(begin)

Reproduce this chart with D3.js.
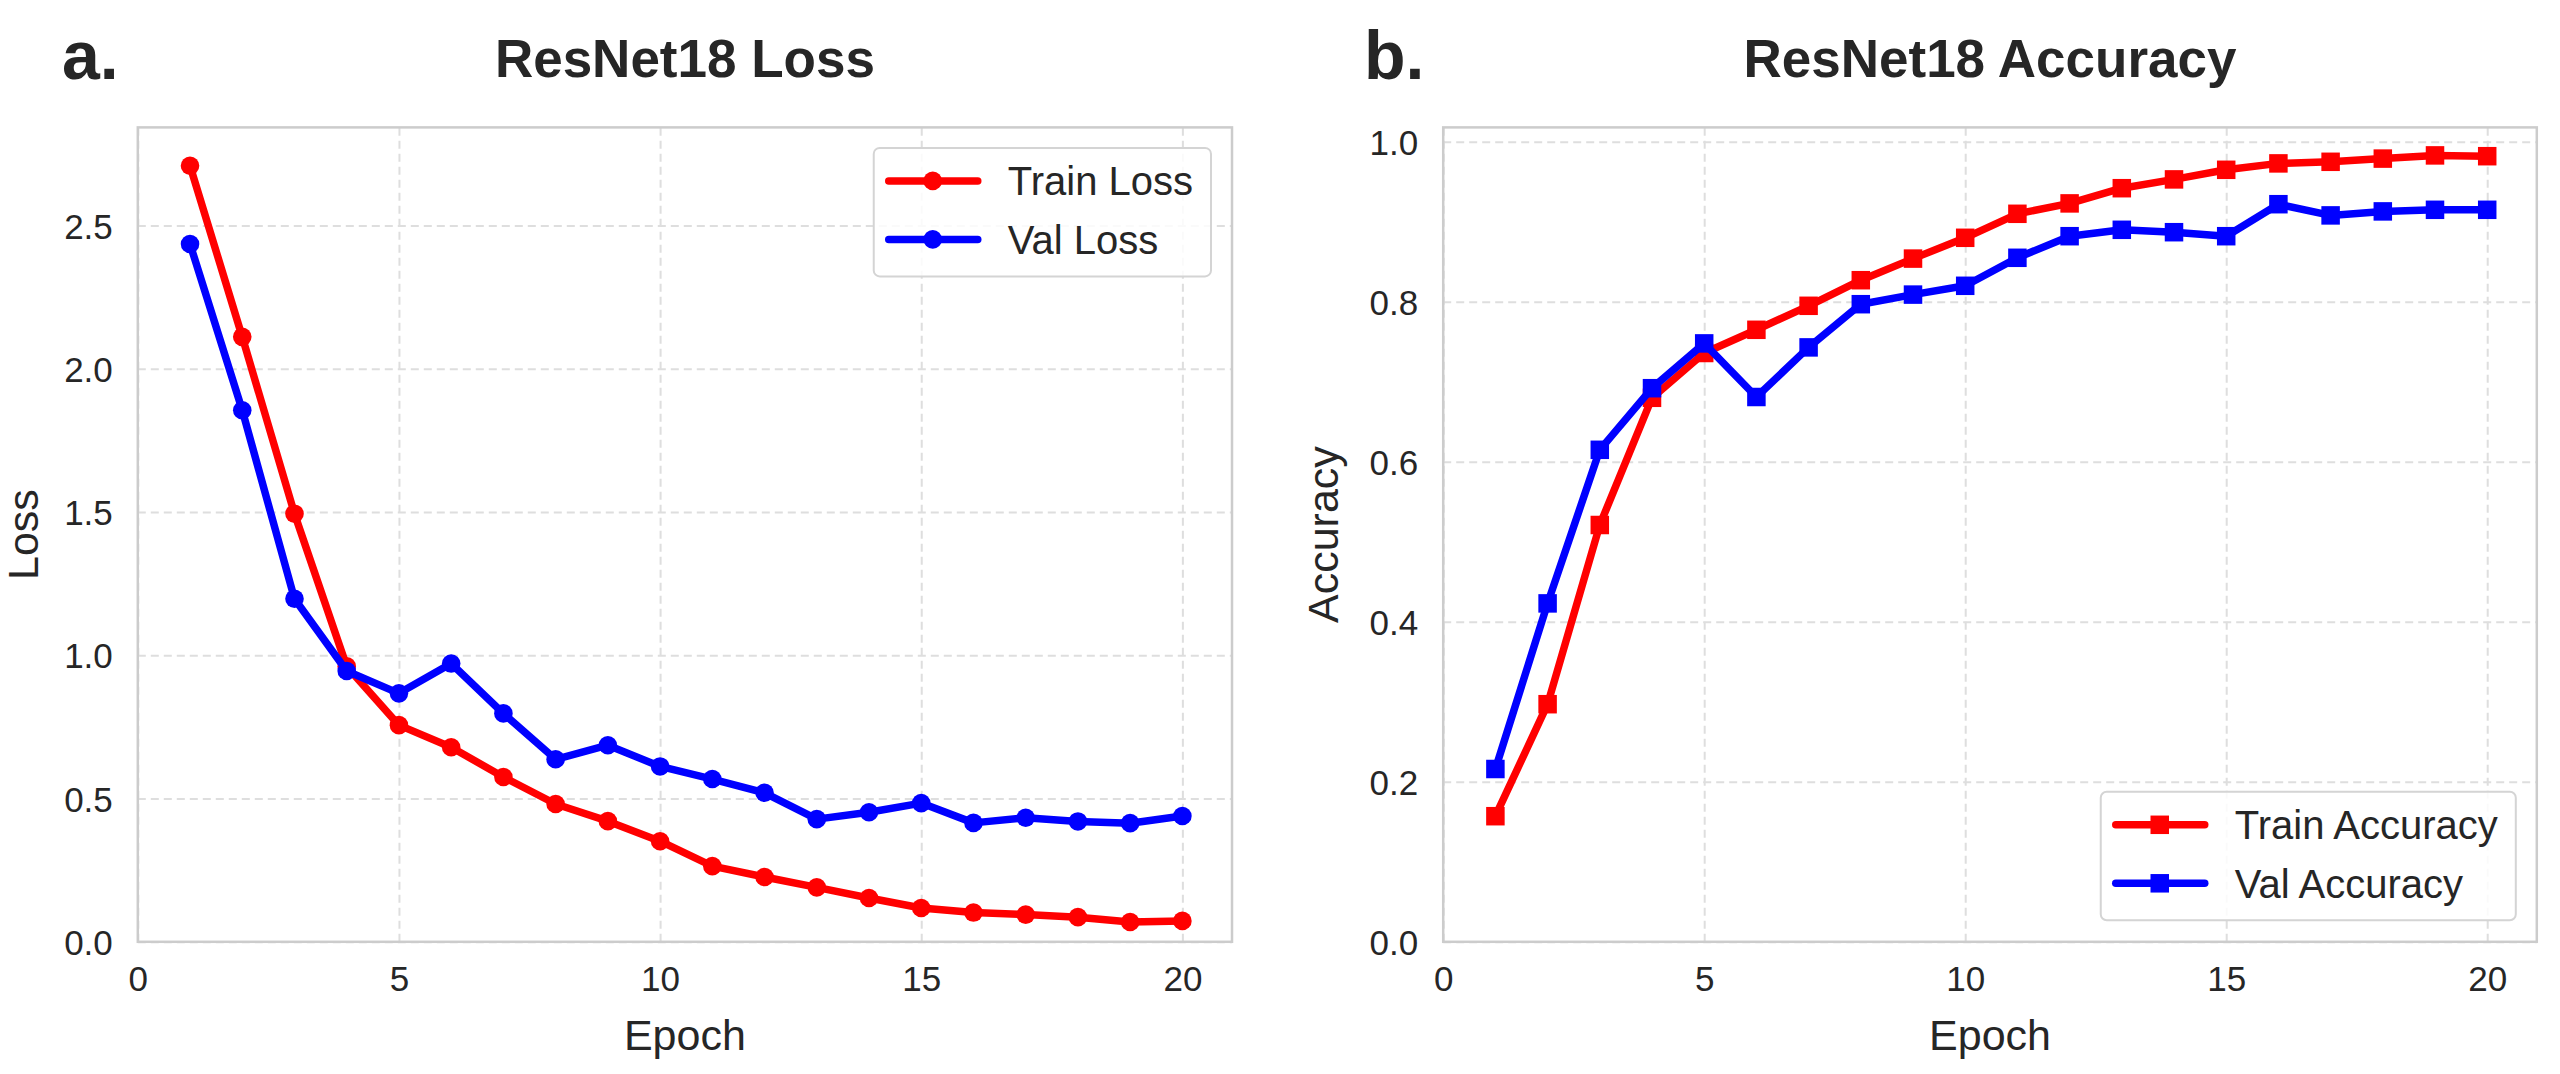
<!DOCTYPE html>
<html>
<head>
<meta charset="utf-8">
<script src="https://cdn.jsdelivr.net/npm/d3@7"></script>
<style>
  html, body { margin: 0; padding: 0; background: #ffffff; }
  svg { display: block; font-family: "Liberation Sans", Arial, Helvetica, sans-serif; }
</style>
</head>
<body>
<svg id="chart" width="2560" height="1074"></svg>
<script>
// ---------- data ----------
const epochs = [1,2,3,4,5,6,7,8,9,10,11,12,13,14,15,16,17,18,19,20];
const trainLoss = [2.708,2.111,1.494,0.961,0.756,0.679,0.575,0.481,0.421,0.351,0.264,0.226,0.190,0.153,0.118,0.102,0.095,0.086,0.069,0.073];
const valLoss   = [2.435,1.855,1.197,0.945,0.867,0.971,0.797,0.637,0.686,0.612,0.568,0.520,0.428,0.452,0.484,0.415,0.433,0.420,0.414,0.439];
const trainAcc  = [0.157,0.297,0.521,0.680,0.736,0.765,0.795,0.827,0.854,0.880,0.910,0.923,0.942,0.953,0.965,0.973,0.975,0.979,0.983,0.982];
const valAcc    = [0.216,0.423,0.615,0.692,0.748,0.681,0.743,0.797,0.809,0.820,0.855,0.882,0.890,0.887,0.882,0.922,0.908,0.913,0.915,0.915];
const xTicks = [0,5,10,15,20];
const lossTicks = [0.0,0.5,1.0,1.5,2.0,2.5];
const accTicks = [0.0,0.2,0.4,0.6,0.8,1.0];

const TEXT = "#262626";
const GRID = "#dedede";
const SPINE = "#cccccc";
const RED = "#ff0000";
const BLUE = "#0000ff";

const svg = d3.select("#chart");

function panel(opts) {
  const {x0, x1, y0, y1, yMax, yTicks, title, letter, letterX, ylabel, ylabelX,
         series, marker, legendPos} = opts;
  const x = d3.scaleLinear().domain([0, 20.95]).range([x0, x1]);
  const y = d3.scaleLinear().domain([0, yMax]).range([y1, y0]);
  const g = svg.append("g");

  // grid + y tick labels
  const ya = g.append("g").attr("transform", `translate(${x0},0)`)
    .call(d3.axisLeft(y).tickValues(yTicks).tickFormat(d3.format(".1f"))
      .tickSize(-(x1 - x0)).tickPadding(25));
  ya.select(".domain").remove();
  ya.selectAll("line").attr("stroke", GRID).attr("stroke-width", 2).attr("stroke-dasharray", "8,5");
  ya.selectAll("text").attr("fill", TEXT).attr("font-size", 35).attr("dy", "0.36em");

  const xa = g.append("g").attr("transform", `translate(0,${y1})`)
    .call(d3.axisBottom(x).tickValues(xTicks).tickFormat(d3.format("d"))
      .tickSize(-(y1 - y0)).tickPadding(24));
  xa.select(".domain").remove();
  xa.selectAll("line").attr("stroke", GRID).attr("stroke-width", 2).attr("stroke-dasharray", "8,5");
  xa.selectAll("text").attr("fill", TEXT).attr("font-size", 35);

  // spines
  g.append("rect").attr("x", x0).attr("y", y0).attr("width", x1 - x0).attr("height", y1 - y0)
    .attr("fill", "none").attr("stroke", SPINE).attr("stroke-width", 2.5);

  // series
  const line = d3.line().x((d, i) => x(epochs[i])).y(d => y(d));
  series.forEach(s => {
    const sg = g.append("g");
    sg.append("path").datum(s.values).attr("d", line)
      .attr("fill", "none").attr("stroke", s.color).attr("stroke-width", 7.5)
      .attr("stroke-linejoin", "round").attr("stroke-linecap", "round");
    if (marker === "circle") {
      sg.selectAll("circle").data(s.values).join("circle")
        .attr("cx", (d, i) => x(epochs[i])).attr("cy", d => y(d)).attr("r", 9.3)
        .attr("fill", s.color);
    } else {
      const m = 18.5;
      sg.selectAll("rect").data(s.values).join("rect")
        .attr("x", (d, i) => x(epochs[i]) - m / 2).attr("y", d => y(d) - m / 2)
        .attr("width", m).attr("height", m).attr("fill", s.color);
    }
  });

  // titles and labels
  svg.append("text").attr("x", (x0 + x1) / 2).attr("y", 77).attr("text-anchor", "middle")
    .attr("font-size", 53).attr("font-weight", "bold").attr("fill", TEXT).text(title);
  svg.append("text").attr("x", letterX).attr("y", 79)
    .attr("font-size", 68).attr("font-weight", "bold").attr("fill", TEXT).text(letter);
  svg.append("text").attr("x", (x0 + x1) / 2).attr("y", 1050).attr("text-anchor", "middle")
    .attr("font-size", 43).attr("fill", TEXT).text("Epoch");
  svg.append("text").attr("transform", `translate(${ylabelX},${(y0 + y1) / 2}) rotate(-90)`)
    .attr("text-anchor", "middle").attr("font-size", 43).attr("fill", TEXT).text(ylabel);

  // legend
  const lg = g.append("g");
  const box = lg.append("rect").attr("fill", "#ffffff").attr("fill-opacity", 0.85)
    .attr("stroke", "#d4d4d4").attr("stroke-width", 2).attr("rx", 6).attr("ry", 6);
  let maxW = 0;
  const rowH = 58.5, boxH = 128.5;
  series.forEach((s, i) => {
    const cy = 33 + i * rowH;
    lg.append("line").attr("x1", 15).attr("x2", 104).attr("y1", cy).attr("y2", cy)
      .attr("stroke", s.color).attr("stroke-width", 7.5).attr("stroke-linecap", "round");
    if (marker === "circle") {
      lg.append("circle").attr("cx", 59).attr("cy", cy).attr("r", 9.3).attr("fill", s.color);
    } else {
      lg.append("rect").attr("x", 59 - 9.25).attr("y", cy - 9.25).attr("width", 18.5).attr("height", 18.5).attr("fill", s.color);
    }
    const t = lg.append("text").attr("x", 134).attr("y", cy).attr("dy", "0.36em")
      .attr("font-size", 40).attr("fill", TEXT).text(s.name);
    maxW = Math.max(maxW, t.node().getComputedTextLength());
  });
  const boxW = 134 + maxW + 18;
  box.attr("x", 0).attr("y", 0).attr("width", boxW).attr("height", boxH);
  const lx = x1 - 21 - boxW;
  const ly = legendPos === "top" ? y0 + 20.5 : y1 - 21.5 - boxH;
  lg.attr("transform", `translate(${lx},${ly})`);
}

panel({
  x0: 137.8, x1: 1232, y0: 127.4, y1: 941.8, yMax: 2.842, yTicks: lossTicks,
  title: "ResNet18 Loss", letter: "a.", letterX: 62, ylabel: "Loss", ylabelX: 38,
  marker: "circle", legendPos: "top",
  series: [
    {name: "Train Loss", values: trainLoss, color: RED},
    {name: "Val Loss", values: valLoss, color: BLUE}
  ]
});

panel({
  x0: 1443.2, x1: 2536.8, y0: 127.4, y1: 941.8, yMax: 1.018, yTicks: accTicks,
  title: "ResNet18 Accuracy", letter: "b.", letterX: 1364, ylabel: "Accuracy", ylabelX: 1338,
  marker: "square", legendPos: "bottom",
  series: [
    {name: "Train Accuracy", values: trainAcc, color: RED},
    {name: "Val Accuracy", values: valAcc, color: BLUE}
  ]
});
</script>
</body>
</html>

(end)

• What to produce:
Transcribe the material as is, with images omitted.

• Task answer:
Reproduce this chart with D3.js.
<!DOCTYPE html>
<html>
<head>
<meta charset="utf-8">
<script src="https://cdn.jsdelivr.net/npm/d3@7"></script>
<style>
  html, body { margin: 0; padding: 0; background: #ffffff; }
  svg { display: block; font-family: "Liberation Sans", Arial, Helvetica, sans-serif; }
</style>
</head>
<body>
<svg id="chart" width="2560" height="1074"></svg>
<script>
// ---------- data ----------
const epochs = [1,2,3,4,5,6,7,8,9,10,11,12,13,14,15,16,17,18,19,20];
const trainLoss = [2.708,2.111,1.494,0.961,0.756,0.679,0.575,0.481,0.421,0.351,0.264,0.226,0.190,0.153,0.118,0.102,0.095,0.086,0.069,0.073];
const valLoss   = [2.435,1.855,1.197,0.945,0.867,0.971,0.797,0.637,0.686,0.612,0.568,0.520,0.428,0.452,0.484,0.415,0.433,0.420,0.414,0.439];
const trainAcc  = [0.157,0.297,0.521,0.680,0.736,0.765,0.795,0.827,0.854,0.880,0.910,0.923,0.942,0.953,0.965,0.973,0.975,0.979,0.983,0.982];
const valAcc    = [0.216,0.423,0.615,0.692,0.748,0.681,0.743,0.797,0.809,0.820,0.855,0.882,0.890,0.887,0.882,0.922,0.908,0.913,0.915,0.915];
const xTicks = [0,5,10,15,20];
const lossTicks = [0.0,0.5,1.0,1.5,2.0,2.5];
const accTicks = [0.0,0.2,0.4,0.6,0.8,1.0];

const TEXT = "#262626";
const GRID = "#dedede";
const SPINE = "#cccccc";
const RED = "#ff0000";
const BLUE = "#0000ff";

const svg = d3.select("#chart");

function panel(opts) {
  const {x0, x1, y0, y1, yMax, yTicks, title, letter, letterX, ylabel, ylabelX,
         series, marker, legendPos} = opts;
  const x = d3.scaleLinear().domain([0, 20.95]).range([x0, x1]);
  const y = d3.scaleLinear().domain([0, yMax]).range([y1, y0]);
  const g = svg.append("g");

  // grid + y tick labels
  const ya = g.append("g").attr("transform", `translate(${x0},0)`)
    .call(d3.axisLeft(y).tickValues(yTicks).tickFormat(d3.format(".1f"))
      .tickSize(-(x1 - x0)).tickPadding(25));
  ya.select(".domain").remove();
  ya.selectAll("line").attr("stroke", GRID).attr("stroke-width", 2).attr("stroke-dasharray", "8,5");
  ya.selectAll("text").attr("fill", TEXT).attr("font-size", 35).attr("dy", "0.36em");

  const xa = g.append("g").attr("transform", `translate(0,${y1})`)
    .call(d3.axisBottom(x).tickValues(xTicks).tickFormat(d3.format("d"))
      .tickSize(-(y1 - y0)).tickPadding(24));
  xa.select(".domain").remove();
  xa.selectAll("line").attr("stroke", GRID).attr("stroke-width", 2).attr("stroke-dasharray", "8,5");
  xa.selectAll("text").attr("fill", TEXT).attr("font-size", 35);

  // spines
  g.append("rect").attr("x", x0).attr("y", y0).attr("width", x1 - x0).attr("height", y1 - y0)
    .attr("fill", "none").attr("stroke", SPINE).attr("stroke-width", 2.5);

  // series
  const line = d3.line().x((d, i) => x(epochs[i])).y(d => y(d));
  series.forEach(s => {
    const sg = g.append("g");
    sg.append("path").datum(s.values).attr("d", line)
      .attr("fill", "none").attr("stroke", s.color).attr("stroke-width", 7.5)
      .attr("stroke-linejoin", "round").attr("stroke-linecap", "round");
    if (marker === "circle") {
      sg.selectAll("circle").data(s.values).join("circle")
        .attr("cx", (d, i) => x(epochs[i])).attr("cy", d => y(d)).attr("r", 9.3)
        .attr("fill", s.color);
    } else {
      const m = 18.5;
      sg.selectAll("rect").data(s.values).join("rect")
        .attr("x", (d, i) => x(epochs[i]) - m / 2).attr("y", d => y(d) - m / 2)
        .attr("width", m).attr("height", m).attr("fill", s.color);
    }
  });

  // titles and labels
  svg.append("text").attr("x", (x0 + x1) / 2).attr("y", 77).attr("text-anchor", "middle")
    .attr("font-size", 53).attr("font-weight", "bold").attr("fill", TEXT).text(title);
  svg.append("text").attr("x", letterX).attr("y", 79)
    .attr("font-size", 68).attr("font-weight", "bold").attr("fill", TEXT).text(letter);
  svg.append("text").attr("x", (x0 + x1) / 2).attr("y", 1050).attr("text-anchor", "middle")
    .attr("font-size", 43).attr("fill", TEXT).text("Epoch");
  svg.append("text").attr("transform", `translate(${ylabelX},${(y0 + y1) / 2}) rotate(-90)`)
    .attr("text-anchor", "middle").attr("font-size", 43).attr("fill", TEXT).text(ylabel);

  // legend
  const lg = g.append("g");
  const box = lg.append("rect").attr("fill", "#ffffff").attr("fill-opacity", 0.85)
    .attr("stroke", "#d4d4d4").attr("stroke-width", 2).attr("rx", 6).attr("ry", 6);
  let maxW = 0;
  const rowH = 58.5, boxH = 128.5;
  series.forEach((s, i) => {
    const cy = 33 + i * rowH;
    lg.append("line").attr("x1", 15).attr("x2", 104).attr("y1", cy).attr("y2", cy)
      .attr("stroke", s.color).attr("stroke-width", 7.5).attr("stroke-linecap", "round");
    if (marker === "circle") {
      lg.append("circle").attr("cx", 59).attr("cy", cy).attr("r", 9.3).attr("fill", s.color);
    } else {
      lg.append("rect").attr("x", 59 - 9.25).attr("y", cy - 9.25).attr("width", 18.5).attr("height", 18.5).attr("fill", s.color);
    }
    const t = lg.append("text").attr("x", 134).attr("y", cy).attr("dy", "0.36em")
      .attr("font-size", 40).attr("fill", TEXT).text(s.name);
    maxW = Math.max(maxW, t.node().getComputedTextLength());
  });
  const boxW = 134 + maxW + 18;
  box.attr("x", 0).attr("y", 0).attr("width", boxW).attr("height", boxH);
  const lx = x1 - 21 - boxW;
  const ly = legendPos === "top" ? y0 + 20.5 : y1 - 21.5 - boxH;
  lg.attr("transform", `translate(${lx},${ly})`);
}

panel({
  x0: 137.8, x1: 1232, y0: 127.4, y1: 941.8, yMax: 2.842, yTicks: lossTicks,
  title: "ResNet18 Loss", letter: "a.", letterX: 62, ylabel: "Loss", ylabelX: 38,
  marker: "circle", legendPos: "top",
  series: [
    {name: "Train Loss", values: trainLoss, color: RED},
    {name: "Val Loss", values: valLoss, color: BLUE}
  ]
});

panel({
  x0: 1443.2, x1: 2536.8, y0: 127.4, y1: 941.8, yMax: 1.018, yTicks: accTicks,
  title: "ResNet18 Accuracy", letter: "b.", letterX: 1364, ylabel: "Accuracy", ylabelX: 1338,
  marker: "square", legendPos: "bottom",
  series: [
    {name: "Train Accuracy", values: trainAcc, color: RED},
    {name: "Val Accuracy", values: valAcc, color: BLUE}
  ]
});
</script>
</body>
</html>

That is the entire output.